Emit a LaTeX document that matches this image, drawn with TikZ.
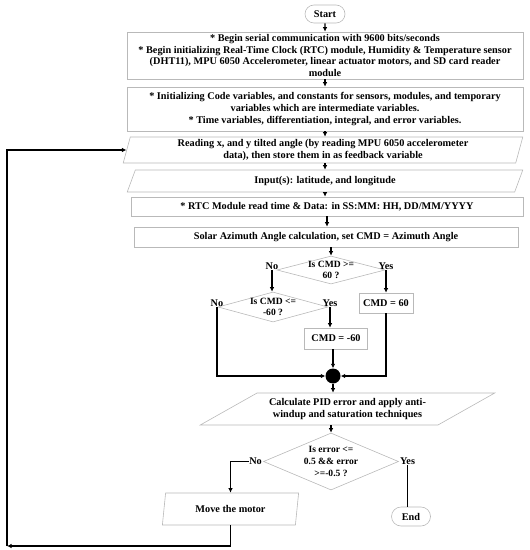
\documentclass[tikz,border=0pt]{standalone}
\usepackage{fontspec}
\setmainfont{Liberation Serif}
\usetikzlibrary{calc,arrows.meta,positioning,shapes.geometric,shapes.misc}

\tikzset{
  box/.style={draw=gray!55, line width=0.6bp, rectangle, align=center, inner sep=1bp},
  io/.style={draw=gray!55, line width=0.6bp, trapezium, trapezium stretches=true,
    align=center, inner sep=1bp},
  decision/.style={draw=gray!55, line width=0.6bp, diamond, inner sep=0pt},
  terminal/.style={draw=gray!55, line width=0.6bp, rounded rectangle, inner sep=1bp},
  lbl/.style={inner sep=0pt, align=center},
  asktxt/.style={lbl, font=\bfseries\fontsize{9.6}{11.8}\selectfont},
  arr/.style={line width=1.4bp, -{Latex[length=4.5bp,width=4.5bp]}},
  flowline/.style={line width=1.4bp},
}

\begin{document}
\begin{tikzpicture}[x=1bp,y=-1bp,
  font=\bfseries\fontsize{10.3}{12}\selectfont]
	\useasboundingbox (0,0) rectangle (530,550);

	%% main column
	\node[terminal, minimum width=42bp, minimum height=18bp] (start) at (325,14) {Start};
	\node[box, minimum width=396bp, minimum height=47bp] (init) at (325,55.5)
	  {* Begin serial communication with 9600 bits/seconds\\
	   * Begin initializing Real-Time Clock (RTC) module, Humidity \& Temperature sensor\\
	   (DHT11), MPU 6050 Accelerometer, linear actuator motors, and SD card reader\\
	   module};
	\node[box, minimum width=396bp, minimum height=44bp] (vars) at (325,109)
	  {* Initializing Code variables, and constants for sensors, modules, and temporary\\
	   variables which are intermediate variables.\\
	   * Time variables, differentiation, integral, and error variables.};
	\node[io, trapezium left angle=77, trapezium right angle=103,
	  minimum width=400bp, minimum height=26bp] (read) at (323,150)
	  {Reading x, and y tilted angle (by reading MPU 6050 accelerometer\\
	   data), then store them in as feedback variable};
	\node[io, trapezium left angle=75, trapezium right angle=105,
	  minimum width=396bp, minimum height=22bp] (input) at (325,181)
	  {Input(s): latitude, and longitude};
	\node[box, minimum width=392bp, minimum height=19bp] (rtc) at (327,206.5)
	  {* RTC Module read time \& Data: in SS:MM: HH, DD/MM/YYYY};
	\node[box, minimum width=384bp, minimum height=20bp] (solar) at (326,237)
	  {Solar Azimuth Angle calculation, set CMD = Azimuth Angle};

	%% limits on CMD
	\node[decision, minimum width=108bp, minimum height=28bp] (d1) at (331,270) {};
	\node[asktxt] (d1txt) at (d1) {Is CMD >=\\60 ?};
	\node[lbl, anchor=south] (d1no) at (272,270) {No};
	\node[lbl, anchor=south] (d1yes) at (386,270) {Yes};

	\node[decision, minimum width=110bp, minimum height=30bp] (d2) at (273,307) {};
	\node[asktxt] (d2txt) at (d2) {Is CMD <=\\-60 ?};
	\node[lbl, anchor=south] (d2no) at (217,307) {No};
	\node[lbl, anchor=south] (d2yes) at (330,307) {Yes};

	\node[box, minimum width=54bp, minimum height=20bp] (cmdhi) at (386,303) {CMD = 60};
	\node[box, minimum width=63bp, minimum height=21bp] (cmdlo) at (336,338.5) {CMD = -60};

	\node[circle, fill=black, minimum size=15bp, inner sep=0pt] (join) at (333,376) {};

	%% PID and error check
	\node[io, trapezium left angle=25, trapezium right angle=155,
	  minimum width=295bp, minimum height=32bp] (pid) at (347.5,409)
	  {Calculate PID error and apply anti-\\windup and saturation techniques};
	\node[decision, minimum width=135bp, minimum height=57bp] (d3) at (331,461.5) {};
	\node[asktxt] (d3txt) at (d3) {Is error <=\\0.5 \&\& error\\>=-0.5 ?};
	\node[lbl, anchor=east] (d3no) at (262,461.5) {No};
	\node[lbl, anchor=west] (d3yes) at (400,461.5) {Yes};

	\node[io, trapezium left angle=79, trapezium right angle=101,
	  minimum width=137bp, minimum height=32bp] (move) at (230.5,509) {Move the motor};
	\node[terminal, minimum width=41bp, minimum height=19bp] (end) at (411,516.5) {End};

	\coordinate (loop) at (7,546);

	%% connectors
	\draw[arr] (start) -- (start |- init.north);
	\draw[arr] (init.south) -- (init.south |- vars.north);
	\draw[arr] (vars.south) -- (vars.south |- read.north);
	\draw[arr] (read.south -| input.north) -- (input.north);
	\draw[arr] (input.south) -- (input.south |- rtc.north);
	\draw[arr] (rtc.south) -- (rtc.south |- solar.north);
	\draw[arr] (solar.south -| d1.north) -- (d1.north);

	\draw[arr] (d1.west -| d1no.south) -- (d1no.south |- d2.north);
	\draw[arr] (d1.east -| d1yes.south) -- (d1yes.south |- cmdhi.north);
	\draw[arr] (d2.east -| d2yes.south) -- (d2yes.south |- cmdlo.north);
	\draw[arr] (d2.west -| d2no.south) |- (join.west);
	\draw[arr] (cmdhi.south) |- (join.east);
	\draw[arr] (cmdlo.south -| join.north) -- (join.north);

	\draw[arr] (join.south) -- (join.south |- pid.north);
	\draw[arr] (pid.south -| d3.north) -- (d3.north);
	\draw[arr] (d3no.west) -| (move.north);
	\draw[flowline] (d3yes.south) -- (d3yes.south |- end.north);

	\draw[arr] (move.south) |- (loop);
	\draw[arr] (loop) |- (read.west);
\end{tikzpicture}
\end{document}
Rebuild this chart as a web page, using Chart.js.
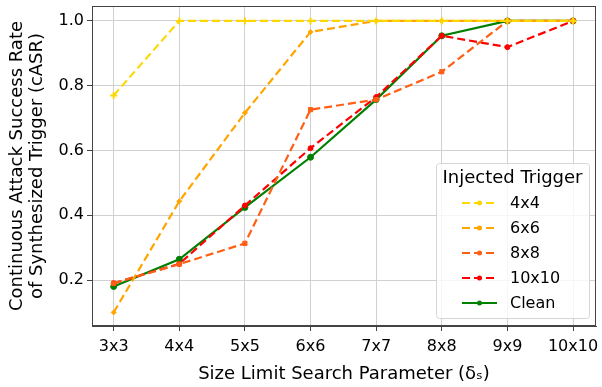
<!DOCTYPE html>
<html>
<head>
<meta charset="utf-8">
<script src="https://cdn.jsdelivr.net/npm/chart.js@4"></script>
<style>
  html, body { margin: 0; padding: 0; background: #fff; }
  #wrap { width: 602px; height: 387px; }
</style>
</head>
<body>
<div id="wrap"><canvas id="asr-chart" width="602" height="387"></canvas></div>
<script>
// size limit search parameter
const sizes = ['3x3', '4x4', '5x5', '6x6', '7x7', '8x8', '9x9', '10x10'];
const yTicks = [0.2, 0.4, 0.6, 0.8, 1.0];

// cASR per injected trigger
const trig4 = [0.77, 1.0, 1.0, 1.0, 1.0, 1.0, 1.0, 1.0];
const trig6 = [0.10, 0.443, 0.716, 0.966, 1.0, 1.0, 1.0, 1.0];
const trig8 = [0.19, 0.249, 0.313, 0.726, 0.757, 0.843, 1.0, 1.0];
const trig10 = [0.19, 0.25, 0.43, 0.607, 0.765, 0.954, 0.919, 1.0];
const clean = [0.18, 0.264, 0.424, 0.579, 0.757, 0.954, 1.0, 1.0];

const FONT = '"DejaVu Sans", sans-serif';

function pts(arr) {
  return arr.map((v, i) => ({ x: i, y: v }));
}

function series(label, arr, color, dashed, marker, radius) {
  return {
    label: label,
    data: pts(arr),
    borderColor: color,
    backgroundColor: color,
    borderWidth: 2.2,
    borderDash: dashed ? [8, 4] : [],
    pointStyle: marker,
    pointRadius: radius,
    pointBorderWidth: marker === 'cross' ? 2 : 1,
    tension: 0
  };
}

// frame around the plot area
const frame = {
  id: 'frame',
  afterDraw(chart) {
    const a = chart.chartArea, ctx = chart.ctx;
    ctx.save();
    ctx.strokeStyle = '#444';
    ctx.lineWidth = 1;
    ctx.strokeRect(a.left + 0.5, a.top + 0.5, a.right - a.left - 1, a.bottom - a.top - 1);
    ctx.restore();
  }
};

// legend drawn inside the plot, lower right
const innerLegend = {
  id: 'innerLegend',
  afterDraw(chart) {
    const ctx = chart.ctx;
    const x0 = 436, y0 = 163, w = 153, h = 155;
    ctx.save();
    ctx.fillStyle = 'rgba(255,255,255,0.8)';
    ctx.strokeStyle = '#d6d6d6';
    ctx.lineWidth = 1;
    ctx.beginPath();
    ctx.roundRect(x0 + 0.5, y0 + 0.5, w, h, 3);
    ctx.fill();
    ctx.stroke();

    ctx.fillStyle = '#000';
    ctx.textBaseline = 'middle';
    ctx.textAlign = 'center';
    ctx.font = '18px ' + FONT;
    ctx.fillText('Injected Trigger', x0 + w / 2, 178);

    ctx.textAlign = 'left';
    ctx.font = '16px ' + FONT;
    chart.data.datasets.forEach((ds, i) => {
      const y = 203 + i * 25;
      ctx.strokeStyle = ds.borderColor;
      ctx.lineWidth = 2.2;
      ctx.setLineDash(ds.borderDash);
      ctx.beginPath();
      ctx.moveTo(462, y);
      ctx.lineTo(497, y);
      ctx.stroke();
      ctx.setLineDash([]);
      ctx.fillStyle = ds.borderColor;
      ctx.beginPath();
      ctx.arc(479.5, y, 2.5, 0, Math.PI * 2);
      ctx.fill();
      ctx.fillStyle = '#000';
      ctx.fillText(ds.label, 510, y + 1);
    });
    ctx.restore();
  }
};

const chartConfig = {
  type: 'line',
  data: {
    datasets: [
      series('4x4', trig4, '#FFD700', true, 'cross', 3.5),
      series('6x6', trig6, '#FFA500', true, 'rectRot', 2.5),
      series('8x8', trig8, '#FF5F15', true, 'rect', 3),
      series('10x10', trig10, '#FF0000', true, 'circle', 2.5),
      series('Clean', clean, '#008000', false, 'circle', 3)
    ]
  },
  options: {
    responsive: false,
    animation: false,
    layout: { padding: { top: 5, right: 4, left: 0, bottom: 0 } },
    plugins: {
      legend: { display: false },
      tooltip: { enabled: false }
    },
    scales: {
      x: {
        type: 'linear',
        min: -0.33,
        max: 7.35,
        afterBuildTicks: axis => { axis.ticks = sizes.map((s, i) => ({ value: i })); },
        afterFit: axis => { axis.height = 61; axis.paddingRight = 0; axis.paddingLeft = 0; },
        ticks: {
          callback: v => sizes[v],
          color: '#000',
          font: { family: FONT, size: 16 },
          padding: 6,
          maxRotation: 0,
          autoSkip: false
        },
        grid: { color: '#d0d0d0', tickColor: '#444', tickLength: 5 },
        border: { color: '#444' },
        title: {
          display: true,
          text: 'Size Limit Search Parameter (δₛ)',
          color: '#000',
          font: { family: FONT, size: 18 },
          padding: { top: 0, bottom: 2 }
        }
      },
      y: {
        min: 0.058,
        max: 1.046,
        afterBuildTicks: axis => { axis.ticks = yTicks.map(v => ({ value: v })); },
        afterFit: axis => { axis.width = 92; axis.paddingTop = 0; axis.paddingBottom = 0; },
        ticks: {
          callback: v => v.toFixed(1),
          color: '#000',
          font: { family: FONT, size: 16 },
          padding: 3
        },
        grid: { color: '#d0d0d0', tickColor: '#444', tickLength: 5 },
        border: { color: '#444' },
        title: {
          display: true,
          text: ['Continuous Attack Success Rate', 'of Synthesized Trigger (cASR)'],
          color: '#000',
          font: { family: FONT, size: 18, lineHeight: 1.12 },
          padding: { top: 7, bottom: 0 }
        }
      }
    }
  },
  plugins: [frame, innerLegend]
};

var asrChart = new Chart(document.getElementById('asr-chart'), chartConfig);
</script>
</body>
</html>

+===+

◆ Aim: Determine how many lines above contain "drawn" as a word or string. Give the number alone.

◆ Result of this exercise: 2